* WHAT THE TASK REQUIRES
Using the entries shown below, output the line containing "Emit a LaTeX", the line containing "(0,0) rectangle (821,563);", and every line between them, exactly. Pictures are omitted.

* PROVIDED DATA
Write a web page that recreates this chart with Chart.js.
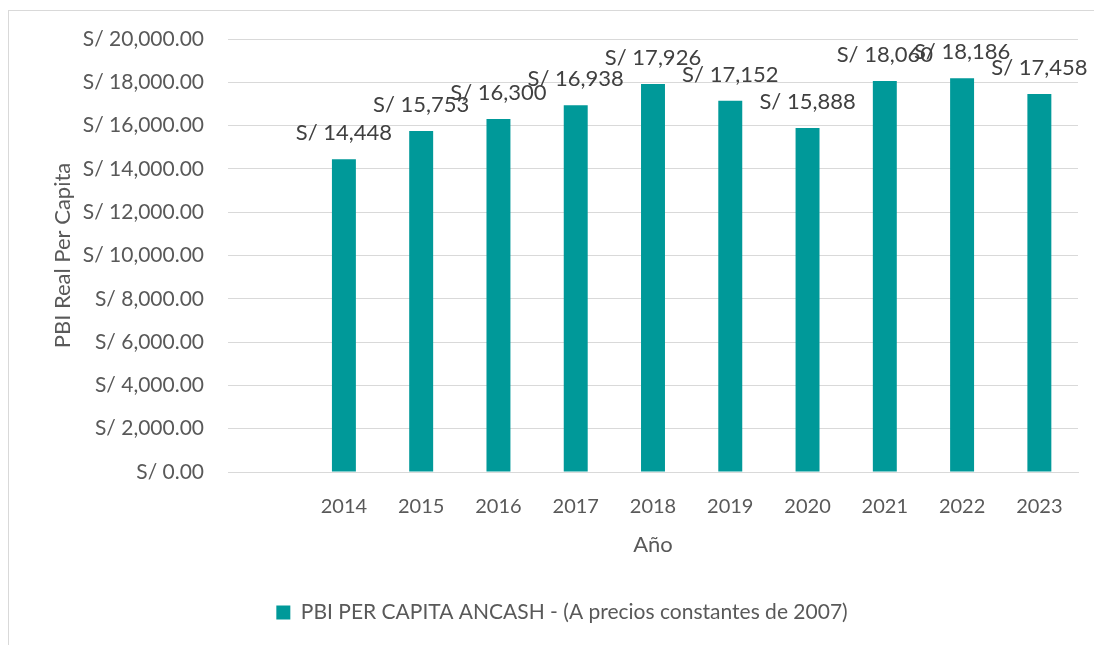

==

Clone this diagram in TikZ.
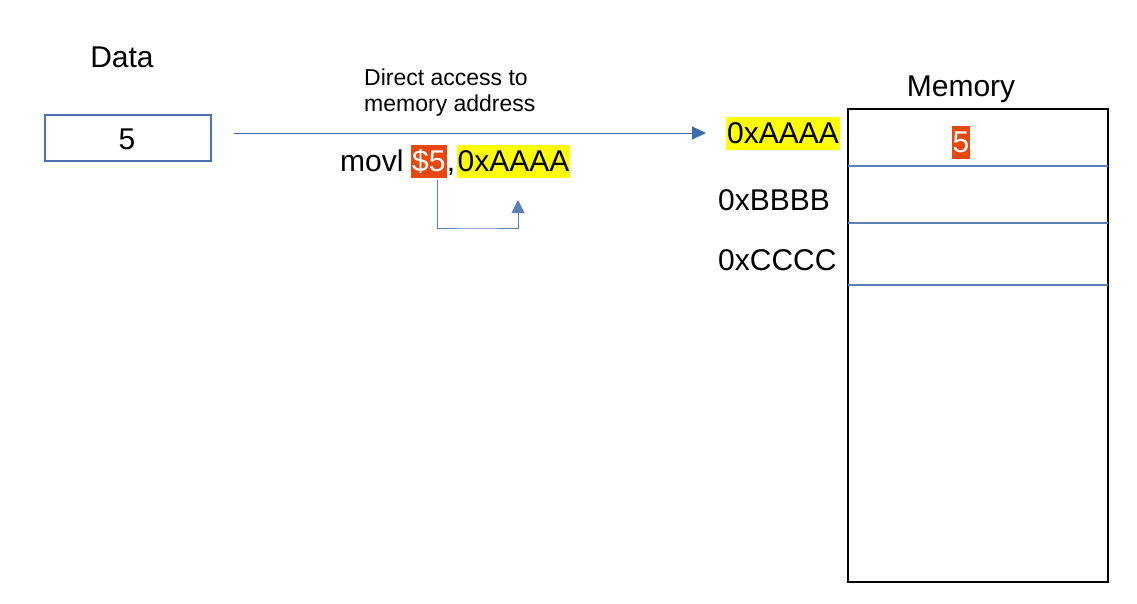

...

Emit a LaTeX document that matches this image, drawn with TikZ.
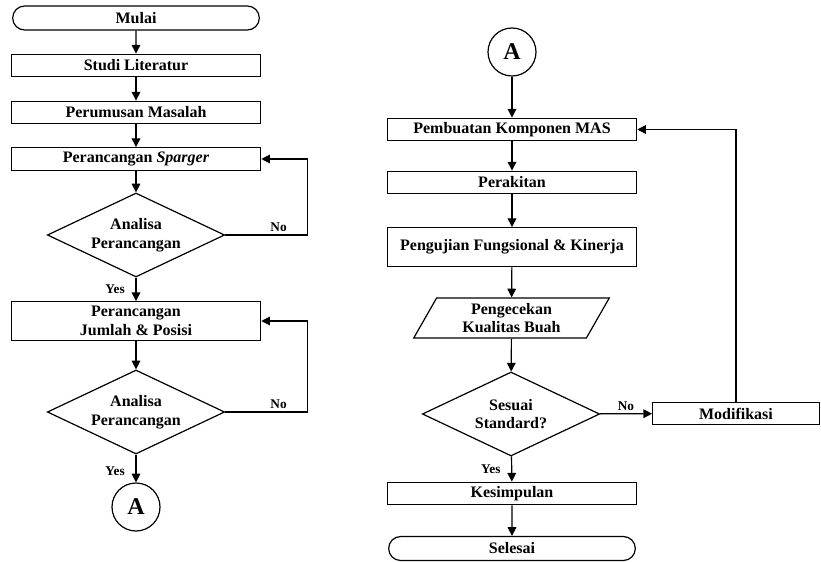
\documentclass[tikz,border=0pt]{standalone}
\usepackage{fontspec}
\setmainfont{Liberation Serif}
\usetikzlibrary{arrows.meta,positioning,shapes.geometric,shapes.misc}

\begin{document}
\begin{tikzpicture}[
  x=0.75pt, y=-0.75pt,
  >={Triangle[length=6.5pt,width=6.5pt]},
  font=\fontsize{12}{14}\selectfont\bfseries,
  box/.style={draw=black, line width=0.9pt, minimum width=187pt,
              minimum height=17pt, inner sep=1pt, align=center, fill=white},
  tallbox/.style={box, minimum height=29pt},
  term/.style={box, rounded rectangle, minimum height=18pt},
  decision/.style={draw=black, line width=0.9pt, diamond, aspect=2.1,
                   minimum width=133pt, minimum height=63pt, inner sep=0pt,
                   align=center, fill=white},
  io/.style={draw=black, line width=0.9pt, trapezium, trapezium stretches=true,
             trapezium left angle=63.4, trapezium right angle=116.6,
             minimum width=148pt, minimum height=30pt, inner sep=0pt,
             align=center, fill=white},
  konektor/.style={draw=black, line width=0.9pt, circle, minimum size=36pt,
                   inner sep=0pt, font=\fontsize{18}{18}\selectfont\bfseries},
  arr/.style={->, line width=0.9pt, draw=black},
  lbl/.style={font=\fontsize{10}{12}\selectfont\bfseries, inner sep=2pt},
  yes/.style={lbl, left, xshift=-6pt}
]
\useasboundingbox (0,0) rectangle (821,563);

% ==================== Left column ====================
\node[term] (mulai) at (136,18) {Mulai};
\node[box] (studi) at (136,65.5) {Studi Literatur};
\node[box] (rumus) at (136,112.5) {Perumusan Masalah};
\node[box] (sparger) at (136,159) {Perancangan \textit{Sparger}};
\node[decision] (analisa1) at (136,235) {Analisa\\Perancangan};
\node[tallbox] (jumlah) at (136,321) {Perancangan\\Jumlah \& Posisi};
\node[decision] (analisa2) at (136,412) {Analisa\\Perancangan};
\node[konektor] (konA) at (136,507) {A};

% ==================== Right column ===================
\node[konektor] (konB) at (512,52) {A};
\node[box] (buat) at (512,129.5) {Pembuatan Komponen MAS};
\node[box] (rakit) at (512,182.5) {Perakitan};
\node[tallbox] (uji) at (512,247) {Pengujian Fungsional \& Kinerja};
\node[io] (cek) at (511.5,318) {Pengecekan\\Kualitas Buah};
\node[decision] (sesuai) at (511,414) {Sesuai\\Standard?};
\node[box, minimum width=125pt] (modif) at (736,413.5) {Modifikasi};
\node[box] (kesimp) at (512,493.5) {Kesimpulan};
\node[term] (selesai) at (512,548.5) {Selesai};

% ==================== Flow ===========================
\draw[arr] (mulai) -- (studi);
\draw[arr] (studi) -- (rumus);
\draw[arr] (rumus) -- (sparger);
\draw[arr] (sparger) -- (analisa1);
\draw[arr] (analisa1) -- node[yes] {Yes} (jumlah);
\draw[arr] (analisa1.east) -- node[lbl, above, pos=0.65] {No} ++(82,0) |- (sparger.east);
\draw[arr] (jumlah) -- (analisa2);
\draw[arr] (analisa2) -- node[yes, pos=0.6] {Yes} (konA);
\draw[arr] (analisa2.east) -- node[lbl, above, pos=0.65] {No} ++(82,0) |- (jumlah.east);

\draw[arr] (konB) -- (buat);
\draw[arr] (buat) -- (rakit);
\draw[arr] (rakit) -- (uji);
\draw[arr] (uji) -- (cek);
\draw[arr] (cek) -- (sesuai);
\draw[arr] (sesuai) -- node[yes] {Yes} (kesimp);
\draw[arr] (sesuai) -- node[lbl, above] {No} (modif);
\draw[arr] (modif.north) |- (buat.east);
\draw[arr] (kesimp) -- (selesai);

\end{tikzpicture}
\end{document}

* TASK SOLUTION
Emit a LaTeX document that matches this image, drawn with TikZ.
\documentclass[tikz,border=0pt]{standalone}
\usepackage{fontspec}
\setmainfont{Liberation Serif}
\usetikzlibrary{arrows.meta,positioning,shapes.geometric,shapes.misc}

\begin{document}
\begin{tikzpicture}[
  x=0.75pt, y=-0.75pt,
  >={Triangle[length=6.5pt,width=6.5pt]},
  font=\fontsize{12}{14}\selectfont\bfseries,
  box/.style={draw=black, line width=0.9pt, minimum width=187pt,
              minimum height=17pt, inner sep=1pt, align=center, fill=white},
  tallbox/.style={box, minimum height=29pt},
  term/.style={box, rounded rectangle, minimum height=18pt},
  decision/.style={draw=black, line width=0.9pt, diamond, aspect=2.1,
                   minimum width=133pt, minimum height=63pt, inner sep=0pt,
                   align=center, fill=white},
  io/.style={draw=black, line width=0.9pt, trapezium, trapezium stretches=true,
             trapezium left angle=63.4, trapezium right angle=116.6,
             minimum width=148pt, minimum height=30pt, inner sep=0pt,
             align=center, fill=white},
  konektor/.style={draw=black, line width=0.9pt, circle, minimum size=36pt,
                   inner sep=0pt, font=\fontsize{18}{18}\selectfont\bfseries},
  arr/.style={->, line width=0.9pt, draw=black},
  lbl/.style={font=\fontsize{10}{12}\selectfont\bfseries, inner sep=2pt},
  yes/.style={lbl, left, xshift=-6pt}
]
\useasboundingbox (0,0) rectangle (821,563);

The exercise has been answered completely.